Same day health checks for people sleeping rough
Monday 8 October 2018
Rough sleepers in Southwark are the first in London to benefit from immediate, same day health checks and registration with a GP thanks to a project set up by specialist nurses from Guy’s and St Thomas’.
The project, which is supported by homelessness charity St Mungo’s, aims to reduce recurring visits to A&E by people sleeping rough with minor ailments or long standing health problems.
More than 7,400 individuals slept rough in the capital during 2017/18. London continues to be the region with the highest number of rough sleepers with local authorities reporting that more than 1,000 people sleep rough on any given night.
In 2016, St Mungo’s found that 49% of their clients who had slept rough had a physical condition that substantially affected their health and required ongoing treatment or medication.
Kendra Schneller, one of six homelessness nurses from Guy’s and St Thomas’ Health Inclusion Team who work with people sleeping rough, says: “Some people feel unable to get the health care they need because the day centres they visit have restrictions around substance and alcohol use.
“This is one of the factors that can mean they are more likely to present to A&E in a state of crisis.
“Our team of nurses go out early in the morning, around 6.30am, and start conversations with people sleeping rough on our streets.
“We give them advice on how to look after their long-term conditions such as Hepatitis C and kidney disease.
“We also provide vaccinations including the flu vaccine, look after wounds, screen for diseases like Hepatitis B and C and HIV and give medication if needed.
“We’ll even drive people to a local GP, if they aren’t already registered.
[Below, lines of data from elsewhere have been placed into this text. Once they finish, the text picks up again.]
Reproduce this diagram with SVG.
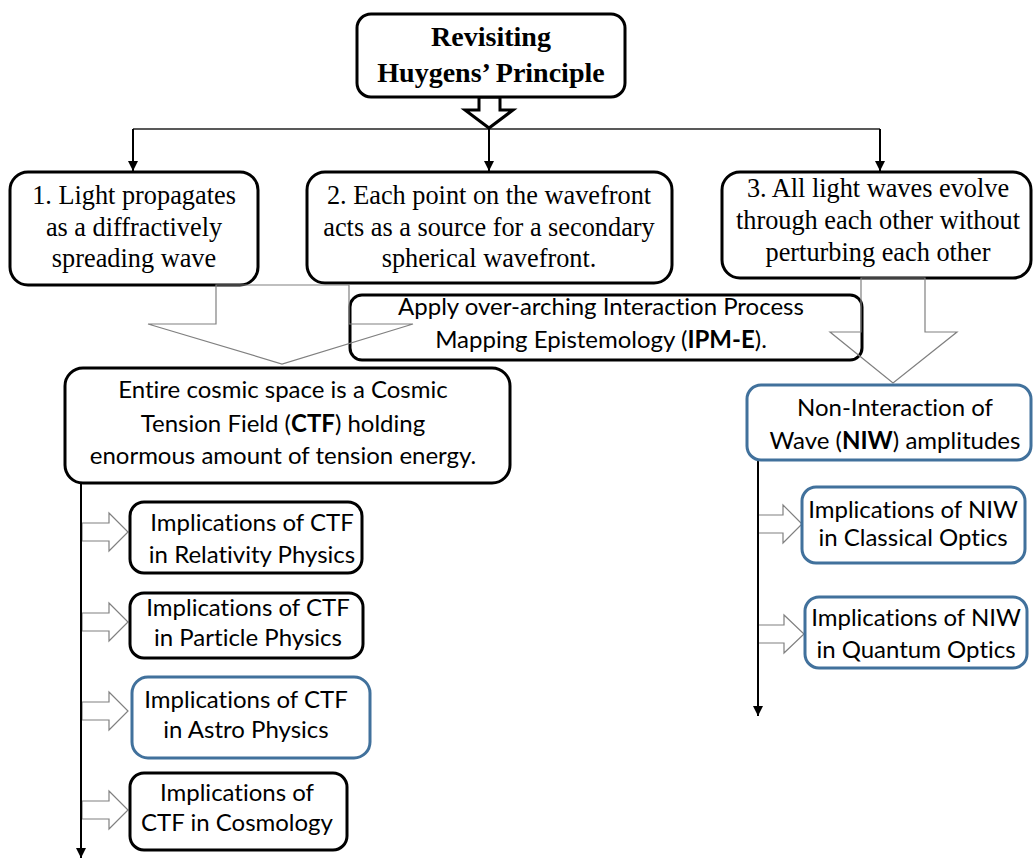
<svg xmlns="http://www.w3.org/2000/svg" width="1034" height="861" viewBox="0 0 1034 861">
<defs>
<marker id="ah" markerUnits="userSpaceOnUse" markerWidth="12" markerHeight="12" refX="10" refY="5" orient="auto"><path d="M0,0 L10,5 L0,10 z" fill="#000"/></marker>
<style>
.box{fill:#fff;stroke:#000;stroke-width:3}
.bbox{fill:#fff;stroke:#41719C;stroke-width:3}
.serif{font-family:"Liberation Serif","Times New Roman",serif;font-size:26.3px;fill:#000;text-anchor:middle}
.title{font-family:"Liberation Serif","Times New Roman",serif;font-size:28px;font-weight:bold;fill:#000;text-anchor:middle}
.sans{font-family:Lato,"Open Sans",sans-serif;font-size:24px;fill:#000;text-anchor:middle;font-variant-ligatures:none;font-feature-settings:"liga" 0,"dlig" 0,"clig" 0}
.ha{fill:#fff;stroke:#808080;stroke-width:1.2}
.big{fill:none;stroke:#808080;stroke-width:1.2}
.ln{stroke:#000;stroke-width:2;fill:none}
</style>
</defs>
<rect width="1034" height="861" fill="#fff"/>
<g id="connectors">
<line x1="133" y1="129" x2="880" y2="129" stroke="#222" stroke-width="1.5"/>
<line class="ln" x1="133" y1="129" x2="133" y2="171" marker-end="url(#ah)"/>
<line class="ln" x1="489" y1="128" x2="489" y2="171" marker-end="url(#ah)"/>
<line class="ln" x1="880" y1="129" x2="880" y2="171" marker-end="url(#ah)"/>
<polygon points="479,97 500,97 500,110 513,110 489,128 465,110 479,110" fill="#fff" stroke="#000" stroke-width="3" stroke-linejoin="miter"/>
<polygon class="ha" points="82,523 109,523 109,513 128,532 109,551 109,541 82,541"/>
<polygon class="ha" points="82,613 109,613 109,603 128,622 109,641 109,631 82,631"/>
<polygon class="ha" points="82,702 109,702 109,692 128,711 109,730 109,720 82,720"/>
<polygon class="ha" points="82,801 109,801 109,791 128,810 109,829 109,819 82,819"/>
<polygon class="ha" points="758,515 783,515 783,505 802,524 783,543 783,533 758,533"/>
<polygon class="ha" points="758,625 784,625 784,615 804,634 784,653 784,643 758,643"/>
<line class="ln" x1="81" y1="483" x2="81" y2="858" marker-end="url(#ah)"/>
<line class="ln" x1="758" y1="460" x2="758" y2="716" marker-end="url(#ah)"/>
</g>
<g id="title"><rect class="box" x="357" y="14" width="268" height="83" rx="14" stroke-width="3.5"/>
<text class="title" x="491" y="46">Revisiting</text><text class="title" x="491" y="82">Huygens’ Principle</text></g>
<g id="p1"><rect class="box" x="10" y="172" width="248" height="113" rx="18"/>
<text class="serif" x="134" y="204">1. Light propagates</text><text class="serif" x="134" y="236">as a diffractively</text><text class="serif" x="134" y="267">spreading wave</text></g>
<g id="p2"><rect class="box" x="307" y="172" width="365" height="111" rx="18"/>
<text class="serif" x="489" y="204">2. Each point on the wavefront</text><text class="serif" x="489" y="236">acts as a source for a secondary</text><text class="serif" x="489" y="267">spherical wavefront.</text></g>
<g id="p3"><rect class="box" x="722" y="172" width="309" height="106" rx="18"/>
<text class="serif" x="878" y="197">3. All light waves evolve</text><text class="serif" x="878" y="229">through each other without</text><text class="serif" x="878" y="261">perturbing each other</text></g>
<g id="ipm"><rect class="box" x="350" y="295" width="512" height="65" rx="12"/>
<text class="sans" x="601" y="315">Apply over-arching Interaction Process</text><text class="sans" x="601" y="348">Mapping Epistemology (<tspan font-weight="bold">IPM-E</tspan>).</text></g>
<g id="bigarrows">
<polygon class="big" points="216,285 349,285 349,324 413,324 282,364 148,324 216,324"/>
<polygon class="big" points="861,278 925,278 925,332 957,332 893,383 830,332 861,332"/>
</g>
<g id="ctf"><rect class="box" x="65" y="368" width="445" height="115" rx="18"/>
<text class="sans" x="283" y="398">Entire cosmic space is a Cosmic</text><text class="sans" x="283" y="432">Tension Field (<tspan font-weight="bold">CTF</tspan>) holding</text><text class="sans" x="283" y="464">enormous amount of tension energy.</text></g>
<g id="niw"><rect class="bbox" x="747" y="385" width="284" height="75" rx="14"/>
<text class="sans" x="895" y="416">Non-Interaction of</text><text class="sans" x="895" y="449">Wave (<tspan font-weight="bold">NIW</tspan>) amplitudes</text></g>
<g id="rel"><rect class="box" x="130" y="502" width="232" height="71" rx="14"/>
<text class="sans" x="252" y="531">Implications of CTF</text><text class="sans" x="252" y="563">in Relativity Physics</text></g>
<g id="part"><rect class="box" x="130" y="593" width="233" height="65" rx="14"/>
<text class="sans" x="248" y="616">Implications of CTF</text><text class="sans" x="248" y="646">in Particle Physics</text></g>
<g id="astro"><rect class="bbox" x="132" y="677" width="238" height="81" rx="16"/>
<text class="sans" x="246" y="708">Implications of CTF</text><text class="sans" x="246" y="738">in Astro Physics</text></g>
<g id="cosmo"><rect class="box" x="130" y="773" width="217" height="77" rx="14"/>
<text class="sans" x="237" y="801">Implications of</text><text class="sans" x="237" y="831">CTF in Cosmology</text></g>
<g id="classical"><rect class="bbox" x="802" y="487" width="223" height="76" rx="14"/>
<text class="sans" x="913" y="518">Implications of NIW</text><text class="sans" x="913" y="546">in Classical Optics</text></g>
<g id="quantum"><rect class="bbox" x="805" y="597" width="222" height="71" rx="14"/>
<text class="sans" x="916" y="626">Implications of NIW</text><text class="sans" x="916" y="658">in Quantum Optics</text></g>
</svg>
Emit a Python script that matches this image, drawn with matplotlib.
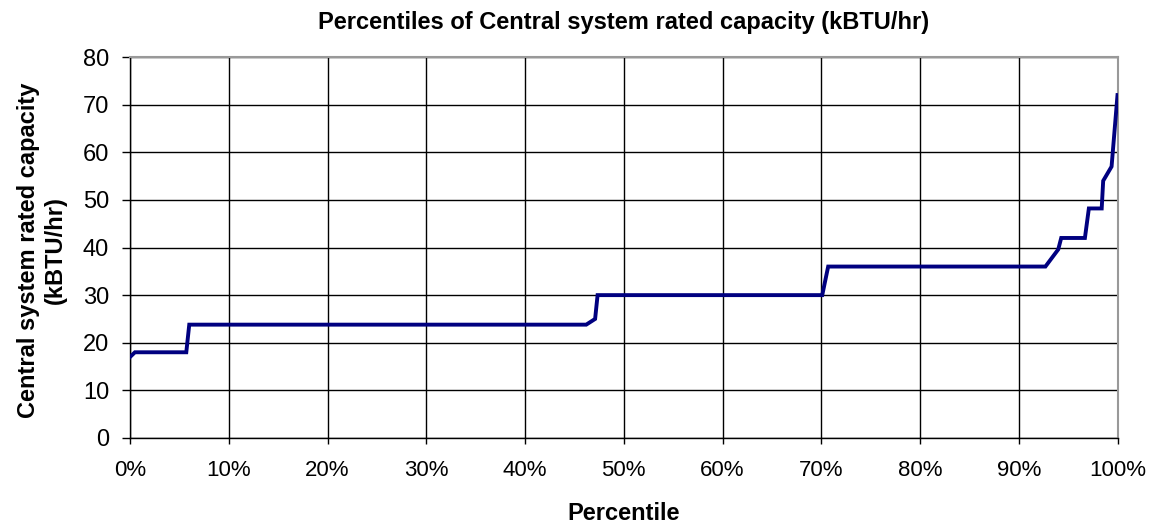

We want people to know they are entitled to GP services as everyone is. They don’t need to attend A&E to get the care that they need.”
Eammon Egerton, St Mungo’s Outreach team manager in Southwark, says “This is an exciting project that, unlike other health initiatives, means we’re able to support people sleeping rough with healthcare, on the streets, right there and then.
“We really value the fantastic skills that the homelessness nurses from Guy’s and St Thomas’ bring to complement our outreach workers, without being at all intrusive.
“And the support continues from there. Our aim is to help move people away from the streets for good, and to have a place to call home.
“We see that poor health is a barrier to engaging with services and moving away from the streets but we follow up to introduce them to other services that can support them in the long term. In that way we are really making a difference to people rebuilding their lives.”
Guy’s and St Thomas’ Health Inclusion Team was initially awarded £5,000 by The Queen’s Nursing Institute to run the project until December 2018. The Ministry of Housing, Communities & Local Government has agreed to continue funding the nurses until March 2020.